In the village, some of the adults came out to see who had arrived. Tess halted at her hut and quickly moved the curtain aside. An old kerosene lamp sputtered in one corner, shedding meager light. On the grass mat the little girl still slept. Going over to her, Tess touched the child’s brow.
“How is she?” Pete asked, kneeling next to Tess and opening the box of antibiotics.
“Terribly hot. Her temperature must be 102 or 103.”
Taking off his helmet, Pete set it aside. “Here, let me help.” He saw the worry in Tess’s shadowed eyes, and the way her mouth was pursed to hold back her real reaction to the girl’s deteriorating condition. Ripping off the top of the cardboard box, Pete located the antibiotics. “Start her with 500 milligrams of penicillin.”
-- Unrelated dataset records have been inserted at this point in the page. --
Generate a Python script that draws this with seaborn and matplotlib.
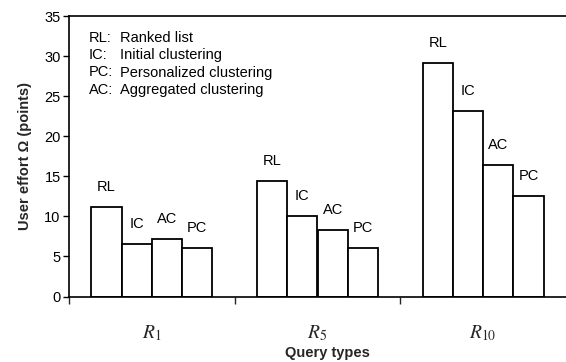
import matplotlib
matplotlib.use("Agg")
import matplotlib.pyplot as plt
import seaborn as sns
import pandas as pd

query_types = ["R1", "R5", "R10"]
query_labels = [r"$R_{1}$", r"$R_{5}$", r"$R_{10}$"]
methods = ["RL", "IC", "AC", "PC"]
effort_R1 = [11.2, 6.6, 7.2, 6.1]
effort_R5 = [14.4, 10.0, 8.3, 6.1]
effort_R10 = [29.1, 23.2, 16.4, 12.5]
legend_keys = ["RL:", "IC:", "PC:", "AC:"]
legend_names = ["Ranked list", "Initial clustering", "Personalized clustering", "Aggregated clustering"]

rows = []
for q, vals in zip(query_types, [effort_R1, effort_R5, effort_R10]):
    for m, v in zip(methods, vals):
        rows.append({"query": q, "method": m, "effort": v})
df = pd.DataFrame(rows)

sns.set_theme(style="white")
plt.rcParams["font.family"] = ["Liberation Sans", "DejaVu Sans"]
plt.rcParams["mathtext.fontset"] = "stix"

fig = plt.figure(figsize=(5.66, 3.62), dpi=100)
ax = fig.add_axes([69 / 566, 65.5 / 362, 497 / 566, 280.5 / 362])

sns.barplot(data=df, x="query", y="effort", hue="method", hue_order=methods,
            order=query_types, palette=["white"] * 4, edgecolor="black",
            linewidth=1.3, width=0.73, legend=False, ax=ax, saturation=1)

# labels above bars
for container, m in zip(ax.containers, methods):
    for bar in container:
        ax.annotate(m, (bar.get_x() + bar.get_width() / 2, bar.get_height()),
                    xytext=(0, 20), textcoords="offset pixels",
                    ha="center", va="center", fontsize=10.5, color="black")

ax.set_xlim(-0.5, 2.5)
ax.set_ylim(0, 35)
ax.set_yticks(range(0, 36, 5))
ax.tick_params(axis="y", direction="out", length=4, width=1, labelsize=10.5,
               left=True, pad=2, colors="black")

ax.set_xticks([-0.5, 0.5, 1.5])
ax.set_xticklabels([])
ax.set_xticks([0, 1, 2], minor=True)
ax.set_xticklabels(query_labels, minor=True, fontsize=14)
ax.tick_params(axis="x", which="major", direction="out", length=5, width=1, bottom=True)
ax.tick_params(axis="x", which="minor", length=0, pad=19, bottom=True)

for s in ["left", "bottom", "top"]:
    ax.spines[s].set_visible(True)
    ax.spines[s].set_color("black")
    ax.spines[s].set_linewidth(1.2)
ax.spines["right"].set_visible(False)

ax.set_ylabel("User effort Ω (points)", fontsize=10.5, fontweight="bold")
ax.yaxis.set_label_coords(-0.075, 0.5)
ax.set_xlabel("Query types", fontsize=10.5, fontweight="bold")
ax.xaxis.set_label_coords(0.521, -0.175)

# legend text block
for i, (k, n) in enumerate(zip(legend_keys, legend_names)):
    y = 37.7 + i * 17.4
    fig.text(89 / 566, 1 - y / 362, k, ha="left", va="center", fontsize=10.5, color="black")
    fig.text(120 / 566, 1 - y / 362, n, ha="left", va="center", fontsize=10.5, color="black")

fig.savefig("out.png", dpi=100)
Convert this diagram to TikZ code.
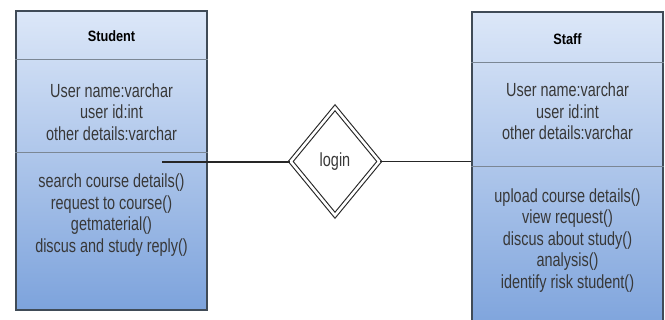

“That’s a heavy dose,” Tess protested.
“Yeah, but honey, you ain’t got no choice.” He motioned to the little girl’s foot. “Look at the red lines moving up her leg. The kid’s got blood poisoning.”
“Oh, God...” Tess looked more closely. Her hands shook as she took the syringe and needle from Pete.
“Hey, relax. She’s gonna make it. Just give her this shot, keep her cooled down with water, and by morning she’ll be a lot better.”